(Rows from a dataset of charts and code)

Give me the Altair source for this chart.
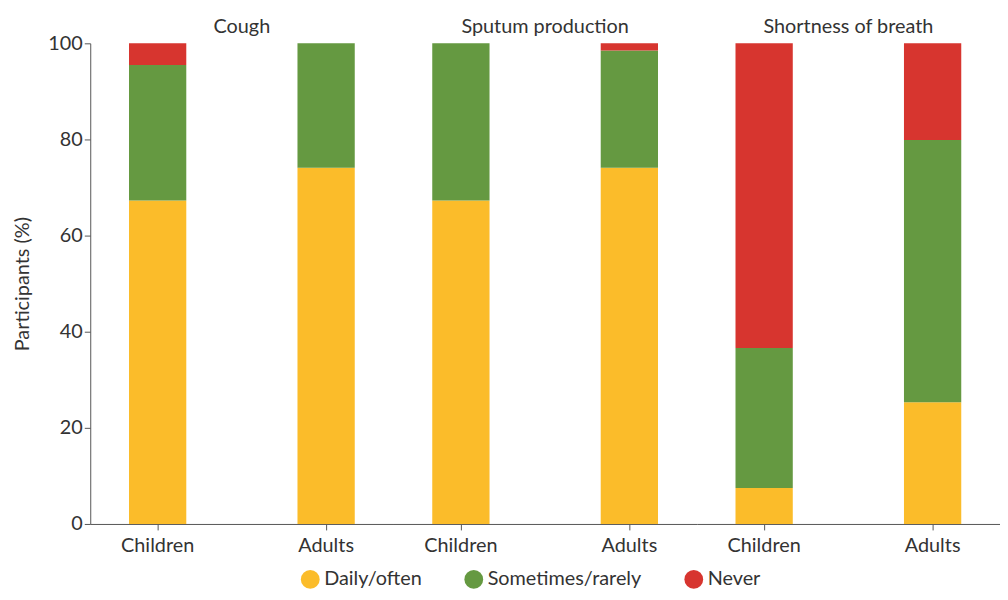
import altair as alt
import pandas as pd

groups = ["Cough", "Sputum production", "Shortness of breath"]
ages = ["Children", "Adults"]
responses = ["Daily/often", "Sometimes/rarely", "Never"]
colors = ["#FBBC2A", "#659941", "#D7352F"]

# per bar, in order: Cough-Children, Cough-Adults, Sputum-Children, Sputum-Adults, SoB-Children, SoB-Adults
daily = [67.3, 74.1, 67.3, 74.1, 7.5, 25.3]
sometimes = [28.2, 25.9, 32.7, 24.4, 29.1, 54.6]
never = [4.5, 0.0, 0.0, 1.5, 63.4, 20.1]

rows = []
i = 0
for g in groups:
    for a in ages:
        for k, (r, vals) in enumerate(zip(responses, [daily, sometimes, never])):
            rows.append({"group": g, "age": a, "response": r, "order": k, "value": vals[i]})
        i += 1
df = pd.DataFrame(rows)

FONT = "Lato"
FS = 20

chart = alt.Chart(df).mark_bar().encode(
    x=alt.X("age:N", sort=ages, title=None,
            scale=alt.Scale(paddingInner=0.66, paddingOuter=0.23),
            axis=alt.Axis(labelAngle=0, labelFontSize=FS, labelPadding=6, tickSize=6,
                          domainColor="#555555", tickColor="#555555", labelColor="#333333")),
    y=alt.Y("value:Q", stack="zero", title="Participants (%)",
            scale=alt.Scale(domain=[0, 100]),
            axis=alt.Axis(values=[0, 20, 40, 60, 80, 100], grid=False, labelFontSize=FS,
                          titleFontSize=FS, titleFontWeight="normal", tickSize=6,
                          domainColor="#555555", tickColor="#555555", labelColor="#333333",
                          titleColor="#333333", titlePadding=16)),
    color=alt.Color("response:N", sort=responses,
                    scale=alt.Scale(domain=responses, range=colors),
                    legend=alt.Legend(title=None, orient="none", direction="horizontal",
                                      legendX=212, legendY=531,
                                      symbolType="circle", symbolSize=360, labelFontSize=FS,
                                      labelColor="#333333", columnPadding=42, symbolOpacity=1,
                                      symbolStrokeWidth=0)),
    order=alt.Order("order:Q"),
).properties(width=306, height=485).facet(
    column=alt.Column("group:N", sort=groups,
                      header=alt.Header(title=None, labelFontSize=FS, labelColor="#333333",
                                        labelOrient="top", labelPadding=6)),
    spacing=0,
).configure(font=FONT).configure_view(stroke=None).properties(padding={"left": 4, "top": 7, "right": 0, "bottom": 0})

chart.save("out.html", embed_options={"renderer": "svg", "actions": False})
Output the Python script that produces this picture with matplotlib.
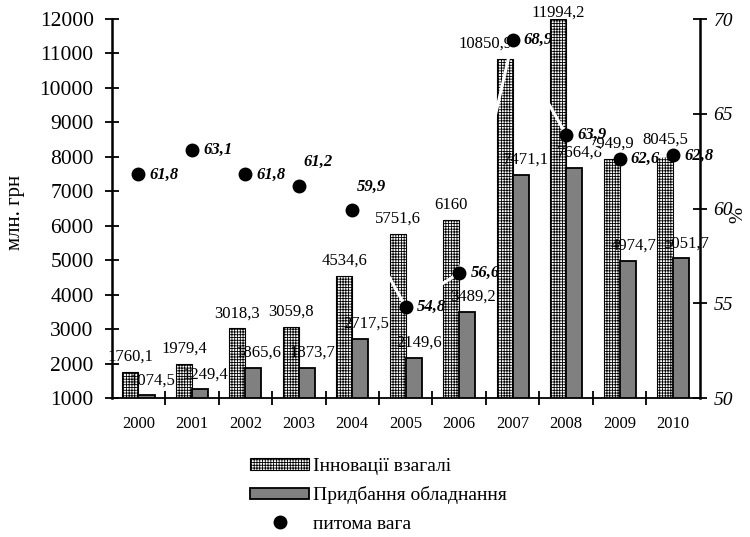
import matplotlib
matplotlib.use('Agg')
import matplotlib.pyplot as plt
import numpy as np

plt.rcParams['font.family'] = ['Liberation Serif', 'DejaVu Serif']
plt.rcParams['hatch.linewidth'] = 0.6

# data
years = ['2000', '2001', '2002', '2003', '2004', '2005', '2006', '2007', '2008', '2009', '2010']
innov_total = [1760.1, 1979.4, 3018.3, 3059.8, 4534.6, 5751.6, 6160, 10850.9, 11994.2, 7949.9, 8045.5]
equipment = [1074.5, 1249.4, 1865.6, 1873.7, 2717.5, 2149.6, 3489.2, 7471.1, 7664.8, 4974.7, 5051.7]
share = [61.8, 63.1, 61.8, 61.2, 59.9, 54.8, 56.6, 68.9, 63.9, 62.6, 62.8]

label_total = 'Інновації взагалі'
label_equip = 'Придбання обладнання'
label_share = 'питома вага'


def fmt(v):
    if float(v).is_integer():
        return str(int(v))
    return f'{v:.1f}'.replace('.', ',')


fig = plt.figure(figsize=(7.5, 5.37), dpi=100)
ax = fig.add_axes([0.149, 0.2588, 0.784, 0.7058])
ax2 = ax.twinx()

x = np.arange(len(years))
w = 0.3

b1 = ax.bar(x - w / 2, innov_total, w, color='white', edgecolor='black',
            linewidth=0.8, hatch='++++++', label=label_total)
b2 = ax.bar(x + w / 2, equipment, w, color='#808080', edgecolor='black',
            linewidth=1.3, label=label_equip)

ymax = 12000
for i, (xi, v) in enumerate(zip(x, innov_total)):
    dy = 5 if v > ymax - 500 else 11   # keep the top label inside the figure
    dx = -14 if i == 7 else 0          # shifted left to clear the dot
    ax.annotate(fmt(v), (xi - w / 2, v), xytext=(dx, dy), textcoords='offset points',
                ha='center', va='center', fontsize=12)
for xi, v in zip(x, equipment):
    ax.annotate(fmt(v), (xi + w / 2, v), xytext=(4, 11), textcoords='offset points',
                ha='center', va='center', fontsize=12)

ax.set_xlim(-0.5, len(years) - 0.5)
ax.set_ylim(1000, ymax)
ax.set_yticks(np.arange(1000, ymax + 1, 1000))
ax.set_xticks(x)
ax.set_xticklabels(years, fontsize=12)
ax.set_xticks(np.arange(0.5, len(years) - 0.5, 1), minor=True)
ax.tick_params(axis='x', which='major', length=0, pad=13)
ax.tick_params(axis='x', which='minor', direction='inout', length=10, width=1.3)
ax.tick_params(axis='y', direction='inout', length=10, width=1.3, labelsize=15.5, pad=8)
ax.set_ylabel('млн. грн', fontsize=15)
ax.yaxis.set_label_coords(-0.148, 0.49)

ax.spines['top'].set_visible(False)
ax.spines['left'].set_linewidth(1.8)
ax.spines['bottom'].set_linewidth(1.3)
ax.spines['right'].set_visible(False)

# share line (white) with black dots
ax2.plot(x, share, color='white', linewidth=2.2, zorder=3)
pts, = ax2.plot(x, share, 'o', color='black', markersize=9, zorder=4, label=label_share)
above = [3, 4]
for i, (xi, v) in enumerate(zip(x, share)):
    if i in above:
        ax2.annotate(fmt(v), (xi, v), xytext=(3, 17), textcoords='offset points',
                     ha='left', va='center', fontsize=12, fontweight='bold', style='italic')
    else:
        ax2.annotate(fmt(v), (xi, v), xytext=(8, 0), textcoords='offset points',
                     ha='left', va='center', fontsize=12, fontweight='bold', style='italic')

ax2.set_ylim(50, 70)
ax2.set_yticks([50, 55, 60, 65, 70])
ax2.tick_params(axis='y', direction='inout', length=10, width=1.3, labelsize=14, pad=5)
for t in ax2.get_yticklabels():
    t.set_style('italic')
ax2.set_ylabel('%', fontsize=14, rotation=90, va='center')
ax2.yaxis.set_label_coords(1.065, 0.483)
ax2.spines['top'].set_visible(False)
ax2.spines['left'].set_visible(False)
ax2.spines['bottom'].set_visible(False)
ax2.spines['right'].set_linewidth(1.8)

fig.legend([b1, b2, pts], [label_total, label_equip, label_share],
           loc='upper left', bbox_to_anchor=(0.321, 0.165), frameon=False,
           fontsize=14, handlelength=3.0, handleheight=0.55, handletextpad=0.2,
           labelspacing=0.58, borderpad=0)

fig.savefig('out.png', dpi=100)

◆ **Stated task**
Copy out the whole listing exactly, and don't carry over any pictures.

◆ **Final answer**
Give me the Altair source for this chart.
import altair as alt
import pandas as pd

groups = ["Cough", "Sputum production", "Shortness of breath"]
ages = ["Children", "Adults"]
responses = ["Daily/often", "Sometimes/rarely", "Never"]
colors = ["#FBBC2A", "#659941", "#D7352F"]

# per bar, in order: Cough-Children, Cough-Adults, Sputum-Children, Sputum-Adults, SoB-Children, SoB-Adults
daily = [67.3, 74.1, 67.3, 74.1, 7.5, 25.3]
sometimes = [28.2, 25.9, 32.7, 24.4, 29.1, 54.6]
never = [4.5, 0.0, 0.0, 1.5, 63.4, 20.1]

rows = []
i = 0
for g in groups:
    for a in ages:
        for k, (r, vals) in enumerate(zip(responses, [daily, sometimes, never])):
            rows.append({"group": g, "age": a, "response": r, "order": k, "value": vals[i]})
        i += 1
df = pd.DataFrame(rows)

FONT = "Lato"
FS = 20

chart = alt.Chart(df).mark_bar().encode(
    x=alt.X("age:N", sort=ages, title=None,
            scale=alt.Scale(paddingInner=0.66, paddingOuter=0.23),
            axis=alt.Axis(labelAngle=0, labelFontSize=FS, labelPadding=6, tickSize=6,
                          domainColor="#555555", tickColor="#555555", labelColor="#333333")),
    y=alt.Y("value:Q", stack="zero", title="Participants (%)",
            scale=alt.Scale(domain=[0, 100]),
            axis=alt.Axis(values=[0, 20, 40, 60, 80, 100], grid=False, labelFontSize=FS,
                          titleFontSize=FS, titleFontWeight="normal", tickSize=6,
                          domainColor="#555555", tickColor="#555555", labelColor="#333333",
                          titleColor="#333333", titlePadding=16)),
    color=alt.Color("response:N", sort=responses,
                    scale=alt.Scale(domain=responses, range=colors),
                    legend=alt.Legend(title=None, orient="none", direction="horizontal",
                                      legendX=212, legendY=531,
                                      symbolType="circle", symbolSize=360, labelFontSize=FS,
                                      labelColor="#333333", columnPadding=42, symbolOpacity=1,
                                      symbolStrokeWidth=0)),
    order=alt.Order("order:Q"),
).properties(width=306, height=485).facet(
    column=alt.Column("group:N", sort=groups,
                      header=alt.Header(title=None, labelFontSize=FS, labelColor="#333333",
                                        labelOrient="top", labelPadding=6)),
    spacing=0,
).configure(font=FONT).configure_view(stroke=None).properties(padding={"left": 4, "top": 7, "right": 0, "bottom": 0})

chart.save("out.html", embed_options={"renderer": "svg", "actions": False})
Output the Python script that produces this picture with matplotlib.
import matplotlib
matplotlib.use('Agg')
import matplotlib.pyplot as plt
import numpy as np

plt.rcParams['font.family'] = ['Liberation Serif', 'DejaVu Serif']
plt.rcParams['hatch.linewidth'] = 0.6

# data
years = ['2000', '2001', '2002', '2003', '2004', '2005', '2006', '2007', '2008', '2009', '2010']
innov_total = [1760.1, 1979.4, 3018.3, 3059.8, 4534.6, 5751.6, 6160, 10850.9, 11994.2, 7949.9, 8045.5]
equipment = [1074.5, 1249.4, 1865.6, 1873.7, 2717.5, 2149.6, 3489.2, 7471.1, 7664.8, 4974.7, 5051.7]
share = [61.8, 63.1, 61.8, 61.2, 59.9, 54.8, 56.6, 68.9, 63.9, 62.6, 62.8]

label_total = 'Інновації взагалі'
label_equip = 'Придбання обладнання'
label_share = 'питома вага'


def fmt(v):
    if float(v).is_integer():
        return str(int(v))
    return f'{v:.1f}'.replace('.', ',')


fig = plt.figure(figsize=(7.5, 5.37), dpi=100)
ax = fig.add_axes([0.149, 0.2588, 0.784, 0.7058])
ax2 = ax.twinx()

x = np.arange(len(years))
w = 0.3

b1 = ax.bar(x - w / 2, innov_total, w, color='white', edgecolor='black',
            linewidth=0.8, hatch='++++++', label=label_total)
b2 = ax.bar(x + w / 2, equipment, w, color='#808080', edgecolor='black',
            linewidth=1.3, label=label_equip)

ymax = 12000
for i, (xi, v) in enumerate(zip(x, innov_total)):
    dy = 5 if v > ymax - 500 else 11   # keep the top label inside the figure
    dx = -14 if i == 7 else 0          # shifted left to clear the dot
    ax.annotate(fmt(v), (xi - w / 2, v), xytext=(dx, dy), textcoords='offset points',
                ha='center', va='center', fontsize=12)
for xi, v in zip(x, equipment):
    ax.annotate(fmt(v), (xi + w / 2, v), xytext=(4, 11), textcoords='offset points',
                ha='center', va='center', fontsize=12)

ax.set_xlim(-0.5, len(years) - 0.5)
ax.set_ylim(1000, ymax)
ax.set_yticks(np.arange(1000, ymax + 1, 1000))
ax.set_xticks(x)
ax.set_xticklabels(years, fontsize=12)
ax.set_xticks(np.arange(0.5, len(years) - 0.5, 1), minor=True)
ax.tick_params(axis='x', which='major', length=0, pad=13)
ax.tick_params(axis='x', which='minor', direction='inout', length=10, width=1.3)
ax.tick_params(axis='y', direction='inout', length=10, width=1.3, labelsize=15.5, pad=8)
ax.set_ylabel('млн. грн', fontsize=15)
ax.yaxis.set_label_coords(-0.148, 0.49)

ax.spines['top'].set_visible(False)
ax.spines['left'].set_linewidth(1.8)
ax.spines['bottom'].set_linewidth(1.3)
ax.spines['right'].set_visible(False)

# share line (white) with black dots
ax2.plot(x, share, color='white', linewidth=2.2, zorder=3)
pts, = ax2.plot(x, share, 'o', color='black', markersize=9, zorder=4, label=label_share)
above = [3, 4]
for i, (xi, v) in enumerate(zip(x, share)):
    if i in above:
        ax2.annotate(fmt(v), (xi, v), xytext=(3, 17), textcoords='offset points',
                     ha='left', va='center', fontsize=12, fontweight='bold', style='italic')
    else:
        ax2.annotate(fmt(v), (xi, v), xytext=(8, 0), textcoords='offset points',
                     ha='left', va='center', fontsize=12, fontweight='bold', style='italic')

ax2.set_ylim(50, 70)
ax2.set_yticks([50, 55, 60, 65, 70])
ax2.tick_params(axis='y', direction='inout', length=10, width=1.3, labelsize=14, pad=5)
for t in ax2.get_yticklabels():
    t.set_style('italic')
ax2.set_ylabel('%', fontsize=14, rotation=90, va='center')
ax2.yaxis.set_label_coords(1.065, 0.483)
ax2.spines['top'].set_visible(False)
ax2.spines['left'].set_visible(False)
ax2.spines['bottom'].set_visible(False)
ax2.spines['right'].set_linewidth(1.8)

fig.legend([b1, b2, pts], [label_total, label_equip, label_share],
           loc='upper left', bbox_to_anchor=(0.321, 0.165), frameon=False,
           fontsize=14, handlelength=3.0, handleheight=0.55, handletextpad=0.2,
           labelspacing=0.58, borderpad=0)

fig.savefig('out.png', dpi=100)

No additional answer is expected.